SHORT TASK
Write each line of the material exactly as given, from the top through the line that contains "x0=bx, x1=2, y0=by, y1=by, line=dict(color=BORDER, width=1.5))", and omit all pictures.

DATASET EXTRACT
※ ※ ※
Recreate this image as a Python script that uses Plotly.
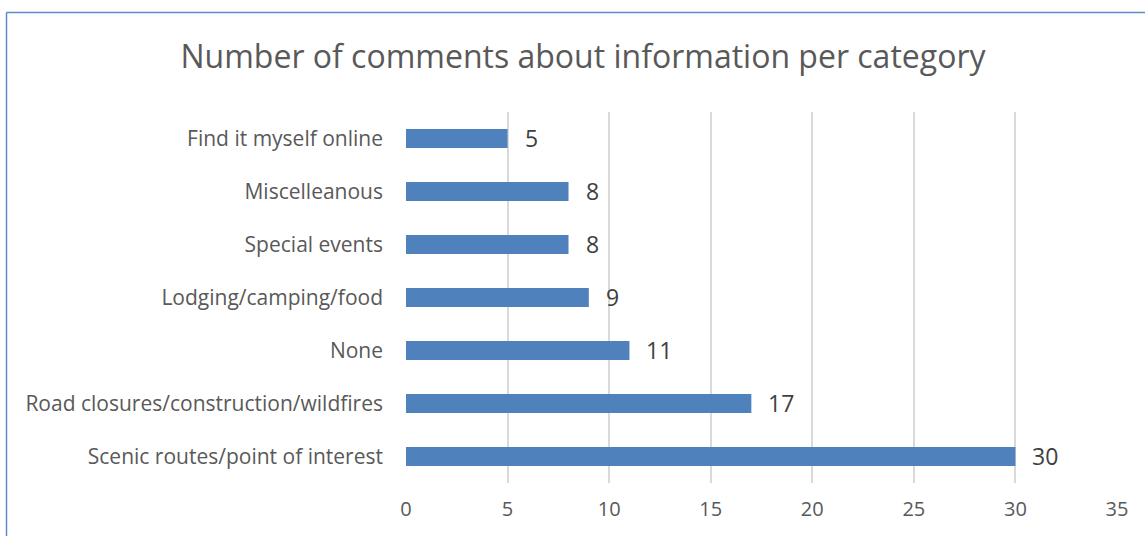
import plotly.graph_objects as go

categories = [
    "Find it myself online",
    "Miscelleanous",
    "Special events",
    "Lodging/camping/food",
    "None",
    "Road closures/construction/wildfires",
    "Scenic routes/point of interest",
]
counts = [5, 8, 8, 9, 11, 17, 30]
x_ticks = [0, 5, 10, 15, 20, 25, 30, 35]

W, H = 1145, 536
L, R, T, B = 406, 28, 112, 53
pw, ph = W - L - R, H - T - B

FONT = "Open Sans, sans-serif"
BAR = "#4f81bd"
BORDER = "#5b8bc9"

fig = go.Figure(
    go.Bar(
        x=counts,
        y=categories,
        orientation="h",
        width=0.36,
        marker=dict(color=BAR, line=dict(width=0)),
        hoverinfo="x+y",
    )
)

# value labels just past the end of each bar
for c, v in zip(categories, counts):
    fig.add_annotation(
        x=v, y=c, text=str(v), showarrow=False,
        xanchor="left", yanchor="middle", xshift=15, yshift=1,
        font=dict(family=FONT, size=23, color="#404040"),
    )

# chart frame (left and top edges)
bx = (6.5 - L) / pw
by = 1 + (T - 12.5) / ph
fig.add_shape(type="line", xref="paper", yref="paper",
              x0=bx, x1=bx, y0=by, y1=-2, line=dict(color=BORDER, width=1.5))
fig.add_shape(type="line", xref="paper", yref="paper",
              x0=bx, x1=2, y0=by, y1=by, line=dict(color=BORDER, width=1.5))

fig.update_layout(
    width=W, height=H,
    margin=dict(l=L, r=R, t=T, b=B, pad=0),
    paper_bgcolor="white", plot_bgcolor="white",
    showlegend=False,
    title=dict(
        text="Number of comments about information per category",
        x=(583) / W, xanchor="center", y=1 - 57 / H, yanchor="middle",
        font=dict(family=FONT, size=32, color="#595959"),
    ),
    xaxis=dict(
        range=[0, 35], tickvals=x_ticks, showgrid=True,
        gridcolor="#d9d9d9", gridwidth=1.5, zeroline=False,
        showline=False, ticks="", ticklabelstandoff=12,
        tickfont=dict(family=FONT, size=20, color="#595959"),
        fixedrange=True,
    ),
    yaxis=dict(
        categoryorder="array", categoryarray=categories[::-1],
        showgrid=False, zeroline=False, showline=False, ticks="",
        ticklabelstandoff=22,
        tickfont=dict(family=FONT, size=21, color="#595959"),
        fixedrange=True,
    ),
)

fig.write_html("out.html")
※ ※ ※
PROBLEM SOLUTION
Recreate this image as a Python script that uses Plotly.
import plotly.graph_objects as go

categories = [
    "Find it myself online",
    "Miscelleanous",
    "Special events",
    "Lodging/camping/food",
    "None",
    "Road closures/construction/wildfires",
    "Scenic routes/point of interest",
]
counts = [5, 8, 8, 9, 11, 17, 30]
x_ticks = [0, 5, 10, 15, 20, 25, 30, 35]

W, H = 1145, 536
L, R, T, B = 406, 28, 112, 53
pw, ph = W - L - R, H - T - B

FONT = "Open Sans, sans-serif"
BAR = "#4f81bd"
BORDER = "#5b8bc9"

fig = go.Figure(
    go.Bar(
        x=counts,
        y=categories,
        orientation="h",
        width=0.36,
        marker=dict(color=BAR, line=dict(width=0)),
        hoverinfo="x+y",
    )
)

# value labels just past the end of each bar
for c, v in zip(categories, counts):
    fig.add_annotation(
        x=v, y=c, text=str(v), showarrow=False,
        xanchor="left", yanchor="middle", xshift=15, yshift=1,
        font=dict(family=FONT, size=23, color="#404040"),
    )

# chart frame (left and top edges)
bx = (6.5 - L) / pw
by = 1 + (T - 12.5) / ph
fig.add_shape(type="line", xref="paper", yref="paper",
              x0=bx, x1=bx, y0=by, y1=-2, line=dict(color=BORDER, width=1.5))
fig.add_shape(type="line", xref="paper", yref="paper",
              x0=bx, x1=2, y0=by, y1=by, line=dict(color=BORDER, width=1.5))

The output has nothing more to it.